2017年10月23日月曜日

遁世者の戯言

美醜の優劣を決めるのは、空虚である。
例えば文学は、美が優れていて、醜が劣っているとは概して無い。
坂口安吾の『白痴』は醜い生活史だが、これが頗る優れているのは周知のことだろう。

私は、時代の、その騒がしい襞をひとつひとつ剥がしていき、時代の本質を凝視したい。
それを思うままに書き出してみると、だいたいが強烈なひと刺しをいただく。
「これは、太宰の『鶴』の様だね」と。
地獄の季節よろしく、言葉の錬金術とはよく言ったもので、現代の流行作家は富を得、一方の私は日銭にも成らぬ文を書いては、赤面している。

例えば斯様に。
【私は遁世が天職であるため、譫言に花咲かす獣たちを尻目に、「愚者とは我」とひとり語る。
ほどなく神が目を腫らし、大粒の涙が降る。
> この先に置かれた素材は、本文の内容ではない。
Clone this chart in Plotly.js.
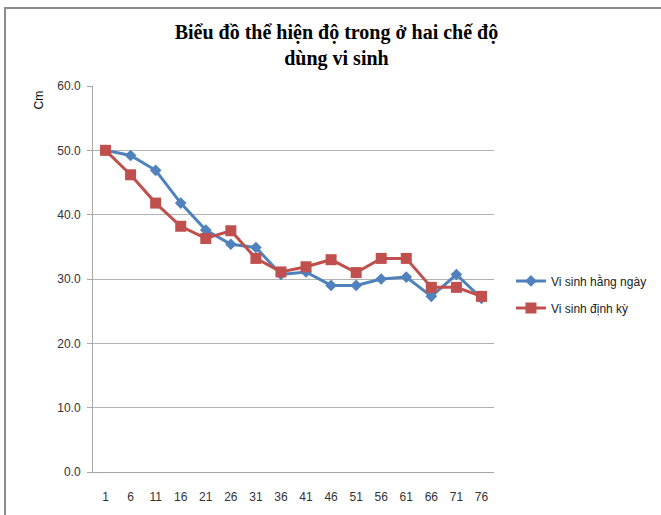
<!DOCTYPE html>
<html><head><meta charset="utf-8">
<script src="https://cdn.plot.ly/plotly-3.0.1.min.js"></script>
<style>
html,body{margin:0;padding:0;background:#fff;}
#wrap{position:relative;width:661px;height:515px;overflow:hidden;}
#chart{position:absolute;left:0;top:0;width:661px;height:515px;}
#frame{position:absolute;left:4px;top:7px;width:700px;height:600px;border-left:2px solid #8c8c8c;border-top:2px solid #8c8c8c;pointer-events:none;}
</style></head>
<body>
<div id="wrap"><div id="chart"></div><div id="frame"></div></div>
<script>
const categories = ['1','6','11','16','21','26','31','36','41','46','51','56','61','66','71','76'];
const hangNgay = [50.0,49.2,46.9,41.8,37.6,35.4,34.9,30.7,31.1,29.0,29.0,30.0,30.3,27.3,30.7,27.0];
const dinhKy   = [50.0,46.2,41.8,38.2,36.3,37.5,33.2,31.1,31.9,33.0,31.0,33.2,33.2,28.7,28.7,27.3];
const seriesNames = ['Vi sinh hằng ngày','Vi sinh định kỳ'];
const yTicks = [0,10,20,30,40,50,60];

const traces = [
  {x: categories, y: hangNgay, name: seriesNames[0], legendgroup: 'a', type: 'scatter', mode: 'lines+markers',
   line: {color: '#4F81BD', width: 3}, marker: {symbol: 'diamond', size: 9, color: '#4F81BD'}},
  {x: categories, y: dinhKy, name: seriesNames[1], legendgroup: 'b', type: 'scatter', mode: 'lines+markers',
   line: {color: '#C0504D', width: 3}, marker: {symbol: 'square', size: 11, color: '#C0504D'}}
];

const layout = {
  width: 661, height: 515,
  margin: {l: 93, r: 167, t: 86, b: 43},
  paper_bgcolor: '#fff', plot_bgcolor: '#fff',
  font: {family: 'Liberation Sans, Arial, sans-serif', size: 12, color: '#333'},
  title: {text: '<b>Biểu đồ thể hiện độ trong ở hai chế độ<br>dùng vi sinh</b>',
    font: {family: 'Liberation Serif, Times New Roman, serif', size: 20, color: '#000'},
    x: 0.509, xref: 'container', xanchor: 'center', y: 0.925, yref: 'container', yanchor: 'top'},
  xaxis: {type: 'category', categoryorder: 'array', categoryarray: categories, range: [-0.5, 15.5],
    showline: true, linecolor: '#a6a6a6', linewidth: 1, showgrid: false, zeroline: false,
    ticks: '', ticklabelstandoff: 14, tickfont: {size: 12, color: '#333'}, fixedrange: true},
  yaxis: {range: [0, 60], tickvals: yTicks, tickformat: '.1f',
    showline: true, linecolor: '#a6a6a6', linewidth: 1,
    showgrid: true, gridcolor: '#b3b3b3', gridwidth: 1, zeroline: false,
    ticks: 'outside', ticklen: 5, tickcolor: '#a6a6a6', ticklabelstandoff: 4,
    tickfont: {size: 12, color: '#333'}},
  legend: {xref: 'container', x: 0.773, xanchor: 'left', yref: 'paper', y: 0.46, yanchor: 'middle',
    font: {size: 12, color: '#222'}, bgcolor: 'rgba(0,0,0,0)', tracegroupgap: 8},
  annotations: [{text: 'Cm', textangle: -90, xref: 'paper', yref: 'paper', x: -0.135, y: 0.965,
    xanchor: 'center', yanchor: 'middle', showarrow: false, font: {size: 12, color: '#000'}}],
  showlegend: true
};
Plotly.newPlot('chart', traces, layout, {displayModeBar: false, staticPlot: true});
</script>
</body></html>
獣たちは雨宿りの為、散って行った。
私は『ぽつねん』として全てを洗い流した】
と愉悦式の陶酔を撒き散らす、宿酔の極みである。

私は間違えて、小説家に成ろうとした。成ろうとしている段階で失敗なのだ。
小説家は望まざるとも、小説家に成っているものなのだ。それが才というものだ。
私がどれだけ文学に焦がれようと、文学は何も答えてはくれなかった。
これこそが真の『ぽつねん』であろう。